A Bright Yellow Amenity Kit and One Fatal Flaw
Ethiopian’s amenity kit arrives in a shade of yellow vivid enough to locate from across the cabin. Inside: socks, a dental set, earplugs, a face mask, hand sanitizer, lip balm, a pen, and a comb. Solid enough. The over-ear headphones are not noise-canceling, which on a quiet A350 matters less than it would on a 777, but still noticeably limits the entertainment experience.
The eye mask’s interior was nearly fluorescent yellow — it blocked nothing. Pack your own.
The four dedicated bathrooms — two forward, two aft — were kept clean and well-stocked with airline-branded cologne and lotion throughout the flight, and the touchless faucets felt genuinely thoughtful. A small thing. A good thing. The tray table, pulled from the center console, was sturdy and wide enough for a 15-inch laptop. These are the details that make the cabin livable even when the seat itself disappoints.
What Ethiopian Gets Right, and What It Doesn’t Yet
The award availability alone makes Ethiopian worth knowing about. Aeroplan redemptions start at 71,000 points round-trip from Europe; United MileagePlus seats run 63,000 one-way. Cash fares from London to Addis Ababa sit between $752 and $1,748, with business-class tickets including two checked bags up to 50 pounds each, a carry-on, and free seat selection. For travelers connecting to African destinations, the routing is hard to beat on price.

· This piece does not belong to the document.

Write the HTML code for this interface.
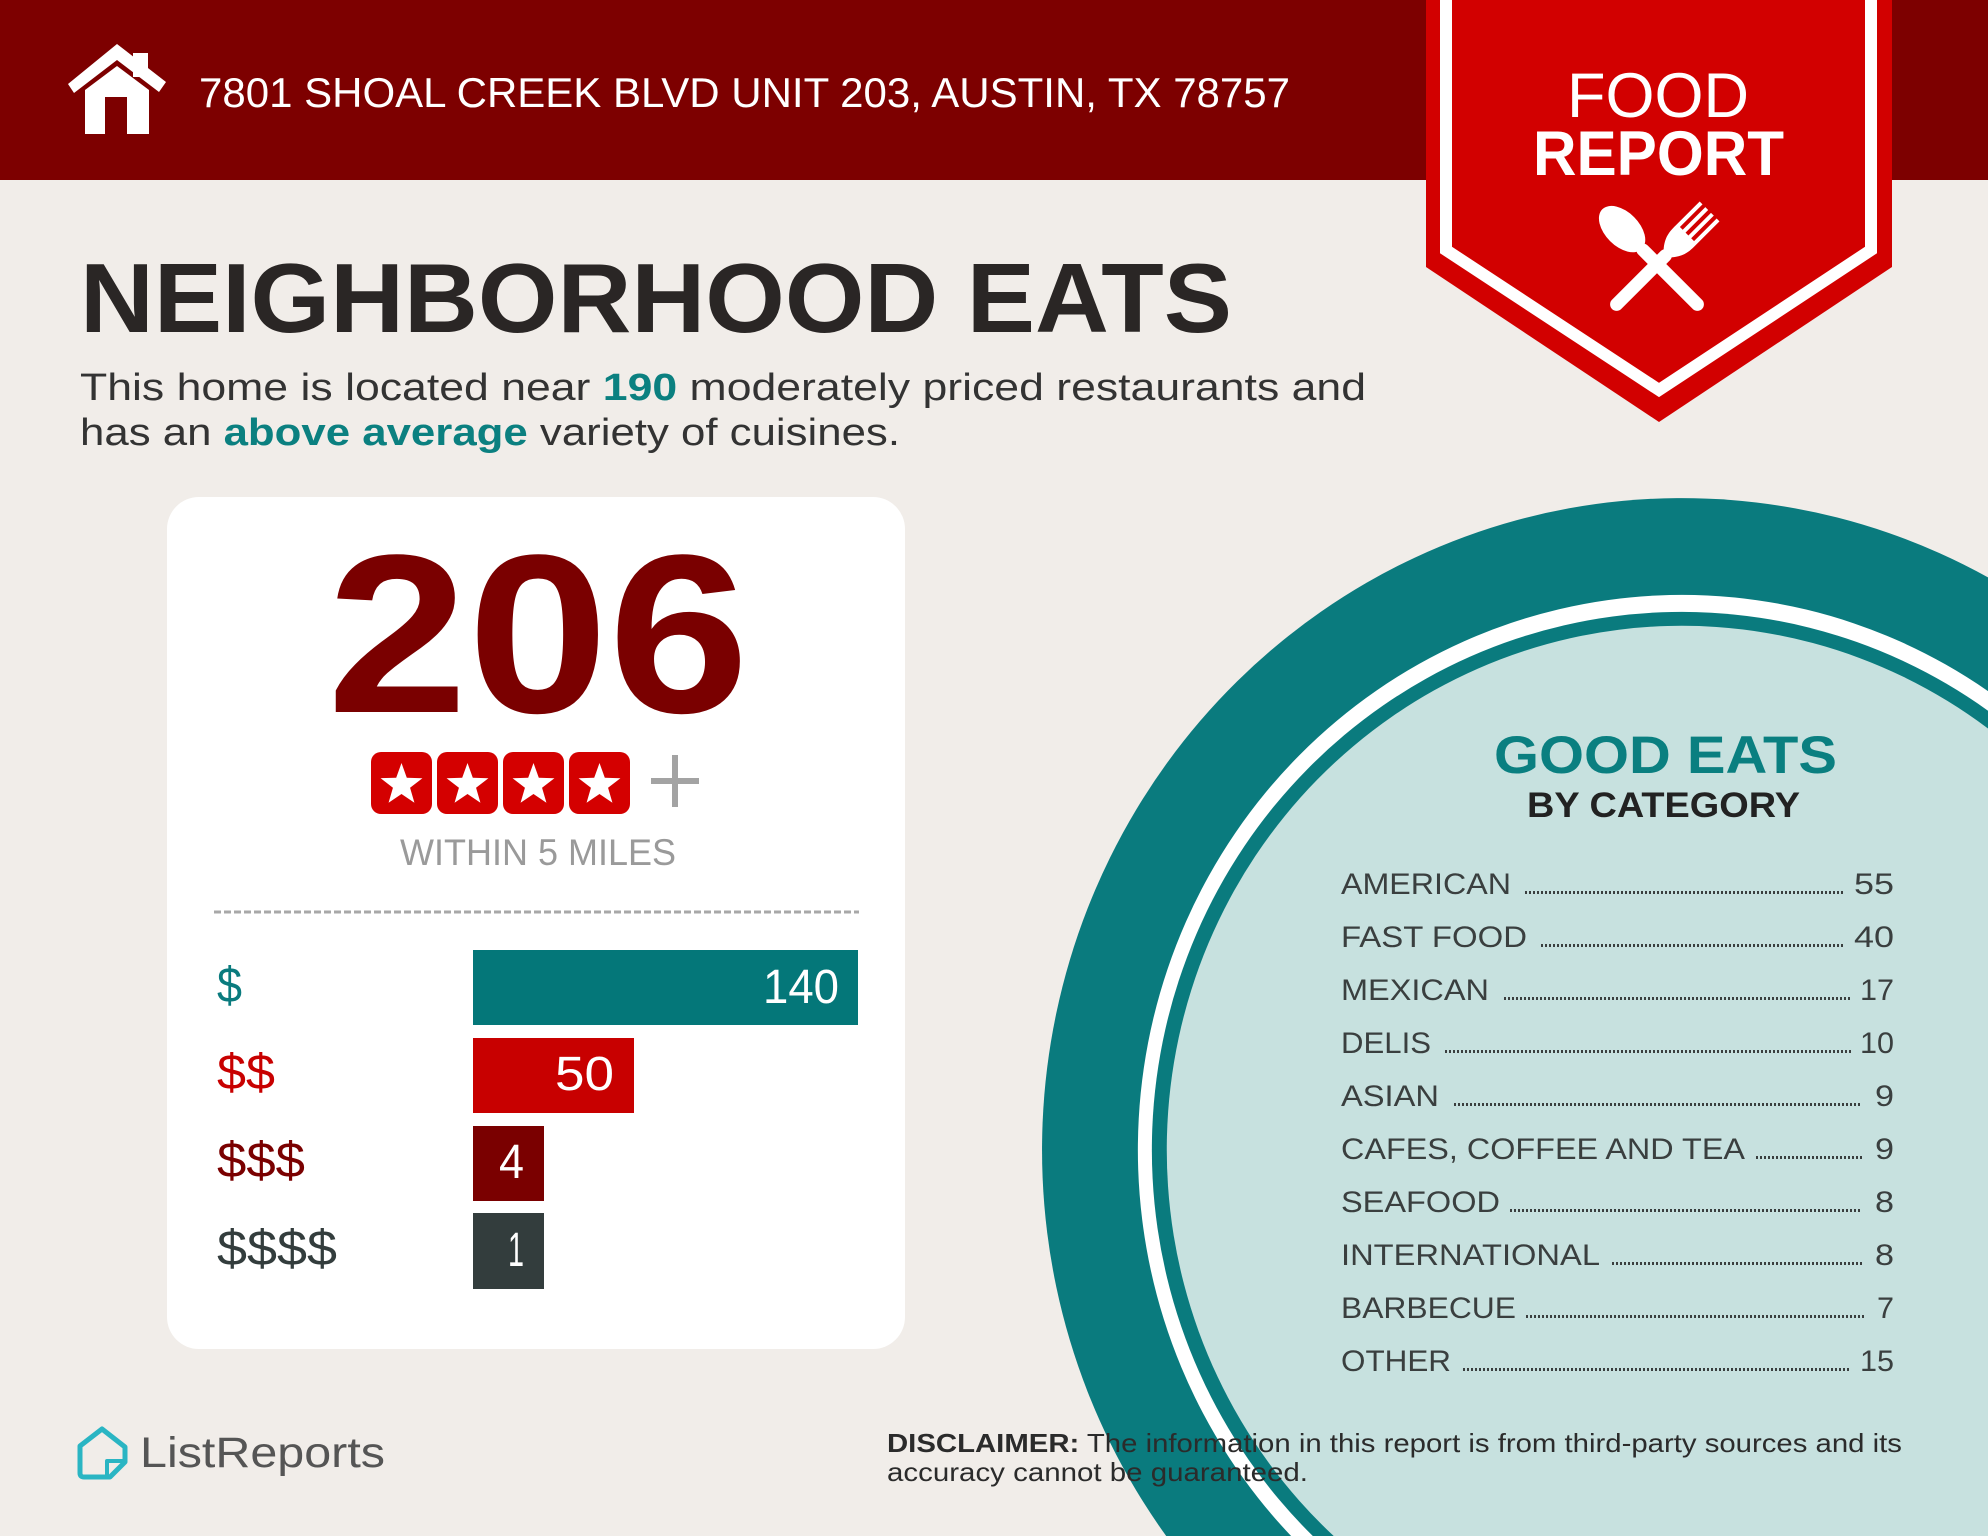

The airline is flying new aircraft. It has generous availability. The ground experience at Heathrow — from the empty check-in desk to the fast-track lane to the United Club — required almost no friction. What it hasn’t yet closed is the gap between those operational strengths and the product in the cabin. The seat swap that turned a 1-2-1 flight into a 2-2-2 one, without warning, is the kind of thing that erodes trust. Get the seat right, and Ethiopian becomes genuinely competitive. Until then, it’s a carrier worth watching — carefully.